Ces craintes sont exagérées. Il n’y a plus de parti désigné en tant qu’opposition officielle au Sénat. Toutefois, la partisanerie n’est pas le seul moyen de produire une opposition. Les sénateurs du Groupe des sénateurs indépendants affirment en effet qu’ils ne prennent pas position de manière collective en matière de politiques. Bientôt majoritaires, ils auront toute la liberté de s’opposer de manière spontanée aux projets de loi du gouvernement en fonction des intérêts qu’ils partagent selon leur région, leur idéologie ou leurs convictions politiques.

Les assemblées législatives ne peuvent pas fonctionner de façon chaotique et désordonnée. Il faut des structures et des procédures pour planifier et mettre en œuvre les programmes. La plupart des assemblées législatives ont tendance à élaborer leurs structures et leurs pratiques progressivement d’après les négociations entre les divers groupes parlementaires. En l’absence de partis organisés, concurrentiels, disciplinés et cohésifs, le nouveau Sénat a besoin d’un autre fondement pour organiser ses travaux.
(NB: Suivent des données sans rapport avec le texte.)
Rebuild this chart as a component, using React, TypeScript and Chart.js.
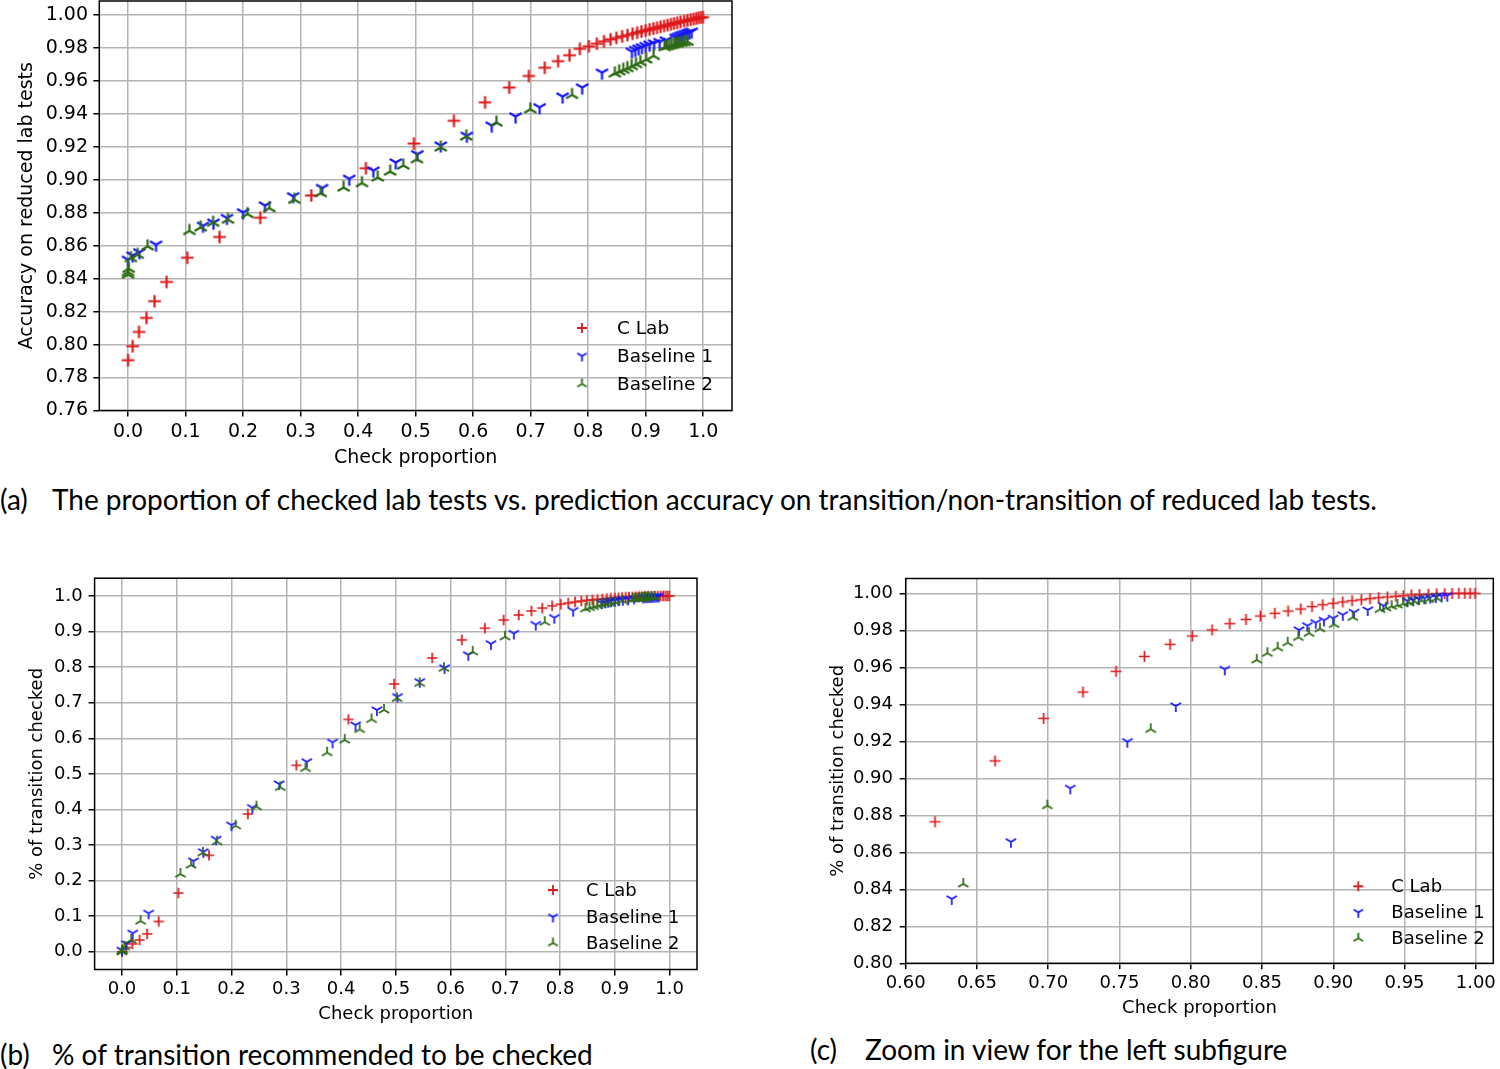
import React, { useEffect, useRef } from "react";
import { Chart, registerables } from "chart.js";

Chart.register(...registerables);

// ---------------- DATA ----------------
const seriesNames = ["C Lab", "Baseline 1", "Baseline 2"];

// C Lab
const cLabX = [0.0, 0.008, 0.019, 0.032, 0.046, 0.067, 0.103, 0.159, 0.2298, 0.3185, 0.4135, 0.497, 0.5665, 0.6206, 0.6627, 0.6968, 0.7244, 0.7476, 0.7675, 0.7855, 0.8011, 0.815, 0.8274, 0.8388, 0.8489, 0.859, 0.8683, 0.8772, 0.8851, 0.8926, 0.8999, 0.9067, 0.9132, 0.9197, 0.9258, 0.9319, 0.938, 0.9439, 0.9492, 0.9548, 0.9604, 0.9667, 0.9726, 0.9782, 0.9834, 0.9881, 0.9923, 0.996, 0.9995];
const cLabAcc = [0.7905, 0.799, 0.8077, 0.8162, 0.8263, 0.838, 0.8527, 0.8653, 0.877, 0.8905, 0.907, 0.922, 0.9358, 0.947, 0.956, 0.963, 0.968, 0.972, 0.9756, 0.9795, 0.981, 0.9826, 0.984, 0.9852, 0.9861, 0.987, 0.9878, 0.9886, 0.9893, 0.99, 0.9906, 0.9912, 0.9918, 0.9923, 0.9929, 0.9934, 0.9939, 0.9944, 0.9949, 0.9953, 0.9958, 0.9963, 0.9968, 0.9972, 0.9976, 0.998, 0.9983, 0.9985, 0.9987];
const cLabTrans = [0.0, 0.012, 0.022, 0.033, 0.05, 0.085, 0.165, 0.271, 0.387, 0.524, 0.653, 0.7526, 0.8257, 0.8765, 0.9094, 0.9324, 0.9466, 0.9578, 0.9659, 0.9724, 0.9769, 0.9802, 0.9836, 0.9859, 0.9877, 0.9892, 0.9904, 0.9915, 0.9928, 0.9938, 0.9946, 0.9953, 0.996, 0.9965, 0.9971, 0.9976, 0.998, 0.9984, 0.9987, 0.9991, 0.9993, 0.9995, 0.9997, 0.9998, 0.9999, 1.0, 1.0, 1.0, 1.0];

// Baseline 1
const base1X = [0.0, 0.008, 0.0196, 0.0486, 0.1305, 0.1485, 0.172, 0.2, 0.238, 0.287, 0.3375, 0.3845, 0.4265, 0.4655, 0.503, 0.5437, 0.589, 0.6323, 0.6738, 0.7155, 0.7555, 0.7895, 0.8239, 0.876, 0.8818, 0.8877, 0.8935, 0.8999, 0.9067, 0.9146, 0.9242, 0.9352, 0.952, 0.956, 0.96, 0.964, 0.968, 0.972, 0.976, 0.98];
const base1Acc = [0.8515, 0.854, 0.856, 0.8606, 0.8721, 0.874, 0.8768, 0.8802, 0.8844, 0.89, 0.895, 0.9006, 0.9056, 0.9105, 0.9155, 0.9208, 0.9267, 0.9329, 0.9384, 0.944, 0.9505, 0.956, 0.965, 0.9778, 0.9788, 0.9796, 0.9804, 0.9812, 0.982, 0.9828, 0.9836, 0.9846, 0.9862, 0.9868, 0.9874, 0.9879, 0.9884, 0.9889, 0.9894, 0.9899];
const base1Trans = [0.004, 0.022, 0.052, 0.108, 0.255, 0.281, 0.316, 0.356, 0.405, 0.4715, 0.534, 0.5887, 0.6374, 0.6795, 0.717, 0.759, 0.798, 0.8348, 0.8657, 0.8946, 0.9198, 0.9391, 0.9589, 0.9802, 0.9825, 0.9841, 0.9854, 0.9865, 0.9884, 0.9897, 0.991, 0.9933, 0.996, 0.9965, 0.9969, 0.9973, 0.9977, 0.9981, 0.9984, 0.9987];

// Baseline 2
const base2X = [0.0, 0.0, 0.001, 0.005, 0.0167, 0.034, 0.1067, 0.1262, 0.1478, 0.1737, 0.2076, 0.2456, 0.2892, 0.335, 0.3747, 0.4067, 0.434, 0.4557, 0.4785, 0.5022, 0.5437, 0.588, 0.6404, 0.6994, 0.7719, 0.8463, 0.8538, 0.861, 0.868, 0.8755, 0.883, 0.8907, 0.9006, 0.9137, 0.9328, 0.937, 0.941, 0.945, 0.949, 0.953, 0.957, 0.962, 0.967, 0.9726];
const base2Acc = [0.8425, 0.844, 0.846, 0.8525, 0.8545, 0.8596, 0.869, 0.8711, 0.874, 0.8758, 0.8792, 0.8828, 0.8879, 0.8919, 0.8953, 0.898, 0.9014, 0.905, 0.9087, 0.9125, 0.9196, 0.9263, 0.9347, 0.9428, 0.9515, 0.9646, 0.9658, 0.9668, 0.9678, 0.969, 0.9702, 0.9714, 0.973, 0.9752, 0.9805, 0.981, 0.9814, 0.9818, 0.9822, 0.9826, 0.9829, 0.9832, 0.9835, 0.9838];
const base2Trans = [0.0, 0.002, 0.004, 0.014, 0.033, 0.086, 0.2184, 0.2437, 0.278, 0.309, 0.354, 0.4077, 0.462, 0.5155, 0.5595, 0.595, 0.625, 0.653, 0.6795, 0.712, 0.7546, 0.797, 0.8429, 0.8852, 0.9265, 0.964, 0.9676, 0.9706, 0.9733, 0.9762, 0.9784, 0.9809, 0.9832, 0.987, 0.9913, 0.9922, 0.993, 0.9937, 0.9944, 0.995, 0.9956, 0.9961, 0.9967, 0.9973];

// tick labels
const ticksProp = [0.0, 0.1, 0.2, 0.3, 0.4, 0.5, 0.6, 0.7, 0.8, 0.9, 1.0];
const ticksAccY = [0.76, 0.78, 0.8, 0.82, 0.84, 0.86, 0.88, 0.9, 0.92, 0.94, 0.96, 0.98, 1.0];
const ticksTransY = [0.0, 0.1, 0.2, 0.3, 0.4, 0.5, 0.6, 0.7, 0.8, 0.9, 1.0];
const ticksZoomX = [0.6, 0.65, 0.7, 0.75, 0.8, 0.85, 0.9, 0.95, 1.0];
const ticksZoomY = [0.8, 0.82, 0.84, 0.86, 0.88, 0.9, 0.92, 0.94, 0.96, 0.98, 1.0];

const captionA = "The proportion of checked lab tests vs. prediction accuracy on transition/non-transition of reduced lab tests.";
const captionB = "% of transition recommended to be checked";
const captionC = "Zoom in view for the left subfigure";

// ---------------- STYLE ----------------
const FONT = "'DejaVu Sans', 'Liberation Sans', sans-serif";
const CAP_FONT = "Lato, 'Open Sans', sans-serif";
const RED = "#de1a1a";
const BLUE = "#1616ff";
const GREEN = "#2c6a12";
const COLORS = [RED, BLUE, GREEN];

function makeMarker(kind: string, color: string, r: number, lw: number) {
  const s = Math.ceil(2 * r + lw * 2 + 2);
  const c = document.createElement("canvas");
  c.width = s;
  c.height = s;
  const g = c.getContext("2d")!;
  const cx = s / 2;
  const cy = s / 2;
  g.strokeStyle = color;
  g.lineWidth = lw;
  g.lineCap = "butt";
  let dirs: number[][];
  if (kind === "plus") dirs = [[1, 0], [-1, 0], [0, 1], [0, -1]];
  else if (kind === "tridown") dirs = [[0, 1], [-0.866, -0.5], [0.866, -0.5]];
  else dirs = [[0, -1], [-0.866, 0.5], [0.866, 0.5]];
  g.beginPath();
  for (const [dx, dy] of dirs) {
    g.moveTo(cx, cy);
    g.lineTo(cx + dx * r, cy + dy * r);
  }
  g.stroke();
  return c;
}

const KINDS = ["plus", "tridown", "triup"];

type Panel = {
  left: number; top: number; w: number; h: number;
  pad: { left: number; top: number; right: number; bottom: number };
  yWidth: number; xHeight: number;
  xMin: number; xMax: number; yMin: number; yMax: number;
  xTicks: number[]; yTicks: number[]; xDec: number; yDec: number;
  ys: number[][];
  yTitle: string; xTitle: string; titleSize: number; tickSize: number;
  yTitlePad: number; xTitlePad: number; xTickPad: number; yTickPad: number;
  crossR: number; triR: number; lw: number;
  legendSize: number;
  legend: { mx: number; tx: number; rows: number[] };
};

const xs = [cLabX, base1X, base2X];

const panels: Panel[] = [
  {
    left: 0, top: 0, w: 760, h: 480,
    pad: { left: 0, top: 1, right: 28, bottom: 0 },
    yWidth: 99.3, xHeight: 69.5,
    xMin: -0.05, xMax: 1.05, yMin: 0.76, yMax: 1.0085,
    xTicks: ticksProp, yTicks: ticksAccY, xDec: 1, yDec: 2,
    ys: [cLabAcc, base1Acc, base2Acc],
    yTitle: "Accuracy on reduced lab tests", xTitle: "Check proportion", titleSize: 19, tickSize: 19,
    yTitlePad: 15.6, xTitlePad: 10.6, xTickPad: 4.4, yTickPad: 5.3,
    crossR: 6.3, triR: 7, lw: 2.2,
    legendSize: 18.5,
    legend: { mx: 150, tx: 115, rows: [82.5, 54.5, 26.5] },
  },
  {
    left: 0, top: 560, w: 720, h: 470,
    pad: { left: 0, top: 18.2, right: 23, bottom: 0 },
    yWidth: 94.6, xHeight: 60.5,
    xMin: -0.05, xMax: 1.05, yMin: -0.05, yMax: 1.05,
    xTicks: ticksProp, yTicks: ticksTransY, xDec: 1, yDec: 1,
    ys: [cLabTrans, base1Trans, base2Trans],
    yTitle: "% of transition checked", xTitle: "Check proportion", titleSize: 18, tickSize: 18,
    yTitlePad: 26.7, xTitlePad: 5.2, xTickPad: 2.7, yTickPad: 6,
    crossR: 5.2, triR: 6, lw: 1.7,
    legendSize: 18,
    legend: { mx: 144, tx: 111, rows: [79.5, 52.5, 26.5] },
  },
  {
    left: 800, top: 560, w: 700, h: 470,
    pad: { left: 0, top: 18.5, right: 6.7, bottom: 0 },
    yWidth: 105.7, xHeight: 66.7,
    xMin: 0.6, xMax: 1.0123, yMin: 0.8, yMax: 1.008,
    xTicks: ticksZoomX, yTicks: ticksZoomY, xDec: 2, yDec: 2,
    ys: [cLabTrans, base1Trans, base2Trans],
    yTitle: "% of transition checked", xTitle: "Check proportion", titleSize: 18, tickSize: 18,
    yTitlePad: 27.2, xTitlePad: 11.2, xTickPad: 2.9, yTickPad: 6.7,
    crossR: 5.5, triR: 6, lw: 1.7,
    legendSize: 18,
    legend: { mx: 135, tx: 102, rows: [77, 51, 25] },
  },
];

function ChartPanel({ p }: { p: Panel }) {
  const ref = useRef<HTMLCanvasElement | null>(null);
  useEffect(() => {
    const canvas = ref.current;
    if (!canvas) return;
    const markers = KINDS.map((k, i) =>
      makeMarker(k, COLORS[i], k === "plus" ? p.crossR : p.triR, p.lw)
    );
    const legendMarkers = KINDS.map((k, i) =>
      makeMarker(k, COLORS[i], k === "plus" ? 5 : 5.5, 1.8)
    );

    const framePlugin = {
      id: "frame",
      afterDatasetsDraw(chart: any) {
        const { ctx, chartArea: a } = chart;
        ctx.save();
        ctx.strokeStyle = "#000";
        ctx.lineWidth = 1.5;
        ctx.strokeRect(a.left, a.top, a.right - a.left, a.bottom - a.top);
        ctx.restore();
      },
    };
    const legendPlugin = {
      id: "mplLegend",
      afterDraw(chart: any) {
        const { ctx, chartArea: a } = chart;
        ctx.save();
        ctx.font = `${p.legendSize}px ${FONT}`;
        ctx.fillStyle = "#000";
        ctx.textBaseline = "middle";
        ctx.textAlign = "left";
        seriesNames.forEach((name, i) => {
          const y = a.bottom - p.legend.rows[i];
          const m = legendMarkers[i];
          ctx.drawImage(m, a.right - p.legend.mx - m.width / 2, y - m.height / 2);
          ctx.fillText(name, a.right - p.legend.tx, y + 1);
        });
        ctx.restore();
      },
    };

    const orders = [3, 2, 1];
    const datasets = seriesNames.map((name, i) => ({
      label: name,
      data: xs[i].map((x, j) => ({ x, y: p.ys[i][j] })),
      pointStyle: markers[i],
      pointRadius: 5,
      showLine: false,
      order: orders[i],
    }));

    const tickFont = { family: FONT, size: p.tickSize };
    const titleFont = { family: FONT, size: p.titleSize };

    const chart = new Chart(canvas, {
      type: "scatter",
      data: { datasets },
      options: {
        responsive: false,
        animation: false,
        events: [],
        devicePixelRatio: 1,
        layout: { padding: p.pad, autoPadding: false },
        plugins: { legend: { display: false }, tooltip: { enabled: false } },
        scales: {
          x: {
            type: "linear",
            min: p.xMin,
            max: p.xMax,
            afterBuildTicks: (s: any) => {
              s.ticks = p.xTicks.map((v) => ({ value: v }));
            },
            afterFit: (s: any) => {
              s.height = p.xHeight;
              s.paddingLeft = 0;
              s.paddingRight = 0;
            },
            ticks: {
              callback: (v: any) => Number(v).toFixed(p.xDec),
              font: tickFont,
              color: "#000",
              padding: p.xTickPad,
              maxRotation: 0,
              autoSkip: false,
            },
            grid: { color: "#b4b4b4", lineWidth: 1.5, tickColor: "#000", tickLength: 6, tickWidth: 1.5 },
            border: { display: false },
            title: {
              display: true,
              text: p.xTitle,
              font: titleFont,
              color: "#000",
              padding: { top: 0, bottom: p.xTitlePad },
            },
          },
          y: {
            type: "linear",
            min: p.yMin,
            max: p.yMax,
            afterBuildTicks: (s: any) => {
              s.ticks = p.yTicks.map((v) => ({ value: v }));
            },
            afterFit: (s: any) => {
              s.width = p.yWidth;
              s.paddingTop = 0;
              s.paddingBottom = 0;
            },
            ticks: {
              callback: (v: any) => Number(v).toFixed(p.yDec),
              font: tickFont,
              color: "#000",
              padding: p.yTickPad,
              autoSkip: false,
            },
            grid: { color: "#b4b4b4", lineWidth: 1.5, tickColor: "#000", tickLength: 6, tickWidth: 1.5 },
            border: { display: false },
            title: {
              display: true,
              text: p.yTitle,
              font: titleFont,
              color: "#000",
              padding: { top: p.yTitlePad, bottom: 0 },
            },
          },
        },
      },
      plugins: [framePlugin, legendPlugin],
    } as any);
    return () => chart.destroy();
  }, [p]);
  return (
    <div style={{ position: "absolute", left: p.left, top: p.top, width: p.w, height: p.h }}>
      <canvas ref={ref} width={p.w} height={p.h} style={{ width: p.w, height: p.h, display: "block" }} />
    </div>
  );
}

function Caption({ label, text, left, textLeft, cy }: { label: string; text: string; left: number; textLeft: number; cy: number }) {
  const base: React.CSSProperties = {
    position: "absolute",
    top: cy - 17,
    fontFamily: CAP_FONT,
    fontSize: 28,
    lineHeight: "34px",
    color: "#000",
    whiteSpace: "nowrap",
  };
  return (
    <>
      <div style={{ ...base, left }}>{label}</div>
      <div style={{ ...base, left: textLeft }}>{text}</div>
    </>
  );
}

export default function App() {
  return (
    <div style={{ position: "absolute", left: 0, top: 0, width: 1500, height: 1069, background: "#fff", overflow: "hidden" }}>
      {panels.map((p, i) => (
        <ChartPanel key={i} p={p} />
      ))}
      <Caption label="(a)" text={captionA} left={0} textLeft={52} cy={499} />
      <Caption label="(b)" text={captionB} left={0} textLeft={52} cy={1054} />
      <Caption label="(c)" text={captionC} left={810} textLeft={865} cy={1049} />
    </div>
  );
}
Un comité des travaux composé de tous les groupes présents au Sénat constitue une proposition constructive afin d’atteindre cet objectif. Mais comme pour tout changement apporté aux structures et aux règlements du Parlement, le diable se cache dans les détails. Il faut chercher à s’entendre sur ces détails en vue de faire l’essai de ce comité des travaux. Avec le temps, le comité établira des précédents sur la façon de traiter les divers types de projets de loi. On peut espérer que les négociations de bonne foi et les adaptations axées sur des principes amélioreront la confiance entre les divers groupes associés à un parti ou non. Une culture de mobilisation constructive sur les vrais enjeux, prenant le pas sur les stratagèmes partisans de la politique spectacle, pourrait en ressortir peu à peu.